American centenarian and United States Army soldier

Howard Verne Ramsey (April 2, 1898 – February 22, 2007) was one of the last surviving veterans of the First World War in the United States. Ramsey saw action in France during the war. His story was told in a 2005 speech by Vice President Dick Cheney commemorating the 75th anniversary of the United States Department of Veterans Affairs.
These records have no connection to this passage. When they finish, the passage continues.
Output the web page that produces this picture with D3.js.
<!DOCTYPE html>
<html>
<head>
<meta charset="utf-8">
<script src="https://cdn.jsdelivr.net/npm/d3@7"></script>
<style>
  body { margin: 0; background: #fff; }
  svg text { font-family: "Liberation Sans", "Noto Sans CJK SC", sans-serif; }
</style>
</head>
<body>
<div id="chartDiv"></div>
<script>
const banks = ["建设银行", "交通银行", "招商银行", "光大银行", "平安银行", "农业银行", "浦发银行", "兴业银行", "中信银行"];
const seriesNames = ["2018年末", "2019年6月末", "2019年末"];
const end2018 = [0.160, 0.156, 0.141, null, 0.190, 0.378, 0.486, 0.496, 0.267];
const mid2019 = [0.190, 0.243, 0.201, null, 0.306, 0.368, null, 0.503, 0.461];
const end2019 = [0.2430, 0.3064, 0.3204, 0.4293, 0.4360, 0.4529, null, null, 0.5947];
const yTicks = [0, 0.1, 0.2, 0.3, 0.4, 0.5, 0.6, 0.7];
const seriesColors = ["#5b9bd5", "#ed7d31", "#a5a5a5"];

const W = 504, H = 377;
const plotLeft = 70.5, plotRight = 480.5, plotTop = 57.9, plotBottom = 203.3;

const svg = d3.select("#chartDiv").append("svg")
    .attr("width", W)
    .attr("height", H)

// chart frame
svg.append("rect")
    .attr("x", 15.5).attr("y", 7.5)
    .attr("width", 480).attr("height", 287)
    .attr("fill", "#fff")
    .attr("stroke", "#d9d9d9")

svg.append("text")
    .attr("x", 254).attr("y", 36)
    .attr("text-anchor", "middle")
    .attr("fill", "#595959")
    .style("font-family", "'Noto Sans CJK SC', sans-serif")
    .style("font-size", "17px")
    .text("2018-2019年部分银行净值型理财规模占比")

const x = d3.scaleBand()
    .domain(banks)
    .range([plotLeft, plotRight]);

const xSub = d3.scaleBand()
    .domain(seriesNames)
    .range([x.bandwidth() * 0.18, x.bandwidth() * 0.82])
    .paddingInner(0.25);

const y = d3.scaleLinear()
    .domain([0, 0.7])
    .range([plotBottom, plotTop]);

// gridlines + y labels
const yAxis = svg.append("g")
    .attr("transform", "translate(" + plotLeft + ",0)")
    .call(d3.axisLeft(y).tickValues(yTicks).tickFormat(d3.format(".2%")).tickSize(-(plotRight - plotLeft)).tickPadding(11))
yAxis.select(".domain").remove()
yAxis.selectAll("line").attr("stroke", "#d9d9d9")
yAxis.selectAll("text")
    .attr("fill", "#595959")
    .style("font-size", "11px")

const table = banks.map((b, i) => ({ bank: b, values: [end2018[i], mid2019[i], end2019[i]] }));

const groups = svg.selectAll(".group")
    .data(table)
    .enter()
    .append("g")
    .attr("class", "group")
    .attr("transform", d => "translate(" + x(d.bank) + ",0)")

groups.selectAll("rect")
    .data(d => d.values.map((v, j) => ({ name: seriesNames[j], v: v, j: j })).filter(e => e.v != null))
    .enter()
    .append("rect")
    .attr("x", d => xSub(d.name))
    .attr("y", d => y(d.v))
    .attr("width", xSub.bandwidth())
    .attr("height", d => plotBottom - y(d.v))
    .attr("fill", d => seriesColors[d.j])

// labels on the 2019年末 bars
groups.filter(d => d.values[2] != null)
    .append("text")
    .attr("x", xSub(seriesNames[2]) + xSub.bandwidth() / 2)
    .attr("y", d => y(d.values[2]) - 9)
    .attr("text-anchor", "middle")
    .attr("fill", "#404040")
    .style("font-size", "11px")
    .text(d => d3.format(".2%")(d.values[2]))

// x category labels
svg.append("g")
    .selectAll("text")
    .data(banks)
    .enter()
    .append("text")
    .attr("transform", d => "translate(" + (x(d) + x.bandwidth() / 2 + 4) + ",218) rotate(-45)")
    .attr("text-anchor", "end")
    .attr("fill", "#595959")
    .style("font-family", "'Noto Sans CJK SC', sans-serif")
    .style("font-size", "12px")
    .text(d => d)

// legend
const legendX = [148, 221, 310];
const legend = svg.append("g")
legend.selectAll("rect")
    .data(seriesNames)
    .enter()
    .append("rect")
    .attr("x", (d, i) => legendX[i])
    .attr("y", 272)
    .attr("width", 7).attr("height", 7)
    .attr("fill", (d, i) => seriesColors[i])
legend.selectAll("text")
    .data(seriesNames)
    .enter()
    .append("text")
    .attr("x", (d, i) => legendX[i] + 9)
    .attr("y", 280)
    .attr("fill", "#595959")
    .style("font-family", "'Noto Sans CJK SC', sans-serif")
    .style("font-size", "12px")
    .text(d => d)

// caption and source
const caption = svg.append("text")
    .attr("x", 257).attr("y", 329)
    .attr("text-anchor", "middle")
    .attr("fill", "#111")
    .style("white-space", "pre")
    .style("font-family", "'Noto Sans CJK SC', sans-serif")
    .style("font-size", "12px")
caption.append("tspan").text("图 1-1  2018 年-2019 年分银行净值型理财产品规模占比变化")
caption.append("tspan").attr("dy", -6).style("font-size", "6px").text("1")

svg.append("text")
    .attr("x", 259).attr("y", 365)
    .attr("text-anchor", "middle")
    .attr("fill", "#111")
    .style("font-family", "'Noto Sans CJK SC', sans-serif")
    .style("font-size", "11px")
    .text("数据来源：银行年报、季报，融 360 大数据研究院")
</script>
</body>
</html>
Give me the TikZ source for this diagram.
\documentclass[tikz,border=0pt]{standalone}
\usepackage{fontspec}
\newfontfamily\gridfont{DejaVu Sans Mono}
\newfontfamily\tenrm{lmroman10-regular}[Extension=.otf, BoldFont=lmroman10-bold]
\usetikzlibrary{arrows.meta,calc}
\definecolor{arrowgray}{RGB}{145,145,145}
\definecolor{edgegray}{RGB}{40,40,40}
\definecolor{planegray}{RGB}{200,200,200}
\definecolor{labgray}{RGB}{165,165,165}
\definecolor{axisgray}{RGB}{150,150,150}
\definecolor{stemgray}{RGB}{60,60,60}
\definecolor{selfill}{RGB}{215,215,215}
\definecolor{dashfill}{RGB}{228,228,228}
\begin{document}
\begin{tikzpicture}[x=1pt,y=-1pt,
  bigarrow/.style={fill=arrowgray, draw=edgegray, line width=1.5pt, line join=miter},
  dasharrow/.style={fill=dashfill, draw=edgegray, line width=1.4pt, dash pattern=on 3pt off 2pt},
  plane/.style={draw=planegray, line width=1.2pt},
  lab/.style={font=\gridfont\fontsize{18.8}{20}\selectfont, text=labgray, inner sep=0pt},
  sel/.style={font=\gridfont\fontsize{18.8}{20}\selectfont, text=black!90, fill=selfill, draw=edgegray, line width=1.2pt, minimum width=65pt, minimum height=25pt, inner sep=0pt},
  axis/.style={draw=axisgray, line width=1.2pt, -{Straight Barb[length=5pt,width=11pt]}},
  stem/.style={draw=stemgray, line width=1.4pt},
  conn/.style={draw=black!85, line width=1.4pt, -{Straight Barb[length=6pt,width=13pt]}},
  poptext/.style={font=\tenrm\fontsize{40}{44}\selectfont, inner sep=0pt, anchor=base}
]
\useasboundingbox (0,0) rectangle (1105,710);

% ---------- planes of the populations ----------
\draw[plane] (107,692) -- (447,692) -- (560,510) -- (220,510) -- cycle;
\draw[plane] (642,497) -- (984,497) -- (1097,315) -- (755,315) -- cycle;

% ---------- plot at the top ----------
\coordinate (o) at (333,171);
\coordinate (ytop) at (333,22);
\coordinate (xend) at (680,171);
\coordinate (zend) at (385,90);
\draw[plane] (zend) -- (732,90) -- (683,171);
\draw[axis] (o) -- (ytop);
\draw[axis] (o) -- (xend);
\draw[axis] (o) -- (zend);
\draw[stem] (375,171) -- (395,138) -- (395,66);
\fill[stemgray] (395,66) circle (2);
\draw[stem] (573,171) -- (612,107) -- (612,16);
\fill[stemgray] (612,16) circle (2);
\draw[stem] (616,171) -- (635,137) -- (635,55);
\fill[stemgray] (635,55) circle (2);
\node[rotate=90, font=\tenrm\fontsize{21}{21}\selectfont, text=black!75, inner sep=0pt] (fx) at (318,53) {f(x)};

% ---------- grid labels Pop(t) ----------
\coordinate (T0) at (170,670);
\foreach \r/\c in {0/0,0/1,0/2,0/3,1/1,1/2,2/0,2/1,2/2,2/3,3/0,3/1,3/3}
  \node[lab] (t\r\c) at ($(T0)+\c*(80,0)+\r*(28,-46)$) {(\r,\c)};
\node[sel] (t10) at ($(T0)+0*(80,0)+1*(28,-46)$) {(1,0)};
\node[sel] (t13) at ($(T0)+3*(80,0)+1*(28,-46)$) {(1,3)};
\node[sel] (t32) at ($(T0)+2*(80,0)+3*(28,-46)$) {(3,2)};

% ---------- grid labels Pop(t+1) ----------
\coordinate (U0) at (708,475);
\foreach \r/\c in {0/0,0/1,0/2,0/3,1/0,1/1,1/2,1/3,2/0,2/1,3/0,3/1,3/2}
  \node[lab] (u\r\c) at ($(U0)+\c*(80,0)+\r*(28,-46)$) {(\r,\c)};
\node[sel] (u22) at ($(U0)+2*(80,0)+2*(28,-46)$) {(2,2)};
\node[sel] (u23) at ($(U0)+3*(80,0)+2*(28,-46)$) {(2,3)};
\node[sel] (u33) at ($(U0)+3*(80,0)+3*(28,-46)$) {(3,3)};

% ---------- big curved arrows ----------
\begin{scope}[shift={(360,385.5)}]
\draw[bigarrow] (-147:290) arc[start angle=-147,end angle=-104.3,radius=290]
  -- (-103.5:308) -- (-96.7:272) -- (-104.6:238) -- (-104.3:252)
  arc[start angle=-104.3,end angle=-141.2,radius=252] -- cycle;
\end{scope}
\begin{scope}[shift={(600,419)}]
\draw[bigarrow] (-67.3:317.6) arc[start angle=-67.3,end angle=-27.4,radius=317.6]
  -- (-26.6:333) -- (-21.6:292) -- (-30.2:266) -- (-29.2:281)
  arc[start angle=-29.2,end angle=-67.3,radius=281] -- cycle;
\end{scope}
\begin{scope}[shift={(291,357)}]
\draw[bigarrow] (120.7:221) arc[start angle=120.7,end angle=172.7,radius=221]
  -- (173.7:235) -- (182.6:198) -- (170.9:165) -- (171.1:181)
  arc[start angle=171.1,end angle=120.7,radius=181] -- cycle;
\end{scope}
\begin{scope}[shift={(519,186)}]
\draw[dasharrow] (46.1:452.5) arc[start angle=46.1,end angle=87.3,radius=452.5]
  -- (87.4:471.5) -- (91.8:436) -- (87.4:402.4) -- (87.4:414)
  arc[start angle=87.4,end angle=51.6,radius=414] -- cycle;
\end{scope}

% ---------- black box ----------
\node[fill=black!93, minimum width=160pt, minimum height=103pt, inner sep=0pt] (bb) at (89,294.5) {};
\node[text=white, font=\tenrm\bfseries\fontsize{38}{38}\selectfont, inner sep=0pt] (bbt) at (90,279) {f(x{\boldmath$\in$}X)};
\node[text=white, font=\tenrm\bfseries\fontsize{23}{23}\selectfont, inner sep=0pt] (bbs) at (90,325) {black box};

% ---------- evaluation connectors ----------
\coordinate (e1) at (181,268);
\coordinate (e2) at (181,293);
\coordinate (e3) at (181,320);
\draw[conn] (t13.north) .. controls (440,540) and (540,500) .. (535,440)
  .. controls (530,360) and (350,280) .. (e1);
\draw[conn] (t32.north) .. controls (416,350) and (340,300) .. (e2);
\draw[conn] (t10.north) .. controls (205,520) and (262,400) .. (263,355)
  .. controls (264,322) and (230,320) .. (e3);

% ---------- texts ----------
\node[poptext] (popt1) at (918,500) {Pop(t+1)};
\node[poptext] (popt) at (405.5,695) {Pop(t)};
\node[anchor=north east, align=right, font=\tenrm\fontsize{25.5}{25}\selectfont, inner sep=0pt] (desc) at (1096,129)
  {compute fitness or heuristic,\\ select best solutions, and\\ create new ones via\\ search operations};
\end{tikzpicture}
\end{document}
Ramsey was awarded the Portland, Oregon Medal, the World War Service Medal from the State of Oregon, the 75th Anniversary of World War I Medal, and two Republic Française medals (awarded to US citizens by France).

==Military service==
Born in Rico, Colorado, he graduated from Washington High School in Portland, Oregon in 1916. While in high school, he joined the Naval Militia and was on a U. S. Naval ship, the USS Marblehead; one of the ships with him was Admiral George Dewey’s flagship in the Battle of Manila in the Spanish–American War. After high school, he hoped of enlisting in the army with his friend Harry. He and Harry were too thin, so they ate bananas and drank water so they could gain more weight. They enlisted in 1916 in Salt Lake City, Utah and served in France during the First World War. He and his friend were in different companies, but got to see each other. One of his fondest memories of France was waiting outside the military vehicle to take an officer somewhere, and a little French girl came by and sat in his car and asked him for a souvenir. He said he didn't have anything, but looked around and gave her an American penny and she gave him a little gift wrapped in tissue. As she left, he looked in the tissue and found a lock of her curly hair. He had that lock of hair until his death.

He was one of the few men who could drive a motor vehicle, so he didn't have to be on the front lines. He drove cars, trucks and motorcycles while in the war. Howard drove trucks to the lines where soldiers had been killed to help transport their bodies back to the United States. He also chauffeured officers, drove ambulances and taught men how to drive. He did his fair share of walking in the cold wearing the uncomfortable wool uniforms of the time. They brought back with them a large missile that two men had to carry (it was donated to Camp Withycombe in Clackamas, Oregon). His brother was also in the Army, but in a different company. He did get a furlough to go and visit his brother on an Indian motorcycle which he wrecked in the snow. His company had to come and pick him and the motorcycle up.

==Later life==
He came to Portland around 1920 and worked for Hudson-Essex (later Hudson Motor Car Company). In 1922 he went to work for Western Electric (later AT&T) and retired in 1963 at the age of 65.

He married Hilda Epling in 1923 in Los Angeles, California where he had been transferred to the phone company. She was a telephone operator in Portland, Oregon and that is where they met. He allowed his wife to work for just a year so they could buy a car and they did buy a new Model A. He was transferred many times over the years, all over the west coast.

They have one daughter born in 1934 – 11 years after they married and thought perhaps there would be no children. Her name is Coral, after his buddy Harry's daughter.